Although astrophysicists have never sensed supermassive black hole binary systems, a galaxy-sized detector composed of dead stars is hot on their trail.
In a new Northwestern University-led study, astrophysicists crunched 12.5 years of data from 45 dead stars (called pulsars) to set the best limits yet on the gravitational wave signatures emitted from pairs of monster black holes. Knowing these limits will help astrophysicists constrain the number of binaries existing in the nearby universe, confirm or deny existing binary candidates and, someday, detect gravitational waves from these complex pairs.
In another breakthrough, the study also found that when searching for pairs of supermassive black holes, researchers need to account for the steady hum of background noise made by the symphony of gravitational waves from all the supermassive black hole binaries in the universe.
The study was accepted by The Astrophysical Journal Letters and will be published this summer. A preprint of the manuscript is available here.
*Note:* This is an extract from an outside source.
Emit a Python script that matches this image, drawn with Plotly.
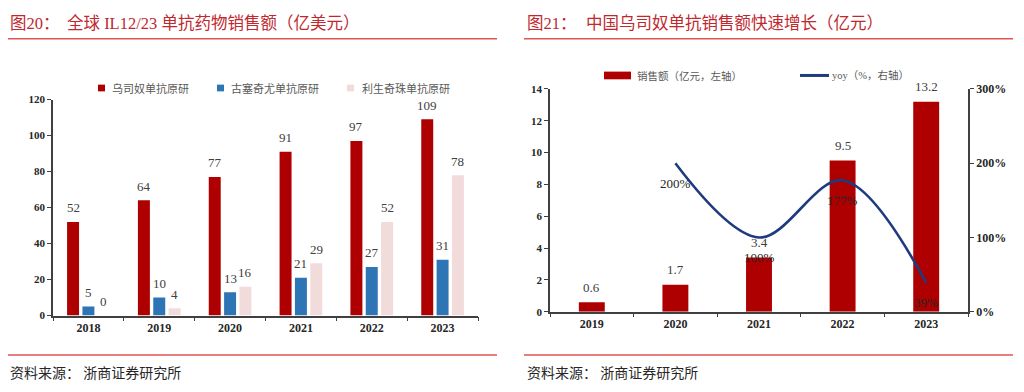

“We genuinely think that detection of a supermassive black hole binary through gravitational waves is right around the corner,” said Northwestern’s Caitlin Witt, who led the study. “That would be an important discovery for many scientific fields. It would enable us to perform further experiments like testing gravity to explore whether supermassive black hole binaries evolve the way we think they do, and it will teach us how to look for them in future surveys. We also will be able to look back through cosmic time and trace the history of the universe in which we live.”
Witt is the inaugural CIERA-Adler Postdoctoral Fellow at Northwestern’s Center for Interdisciplinary Exploration and Research in Astrophysics (CIERA) and the Adler Planetarium.
Too big to detect
Located in the center of most galaxies, supermassive black holes can be several billion times the mass of our sun. Compared to typical stellar-mass black holes, which are 10 to 100 times more massive than our sun, supermassive black holes are unfathomably gigantic.
When two galaxies — each with a central supermassive black hole — merge together, it can create a binary system of these monstrous black holes.
“Someday, our galaxy will collide with the Andromeda galaxy,” Witt said. “Millions of years after that, the black holes eventually find each other to form a little buddy system. Detecting gravitational waves from systems like these will help us understand how galaxies interact and how the universe evolves.”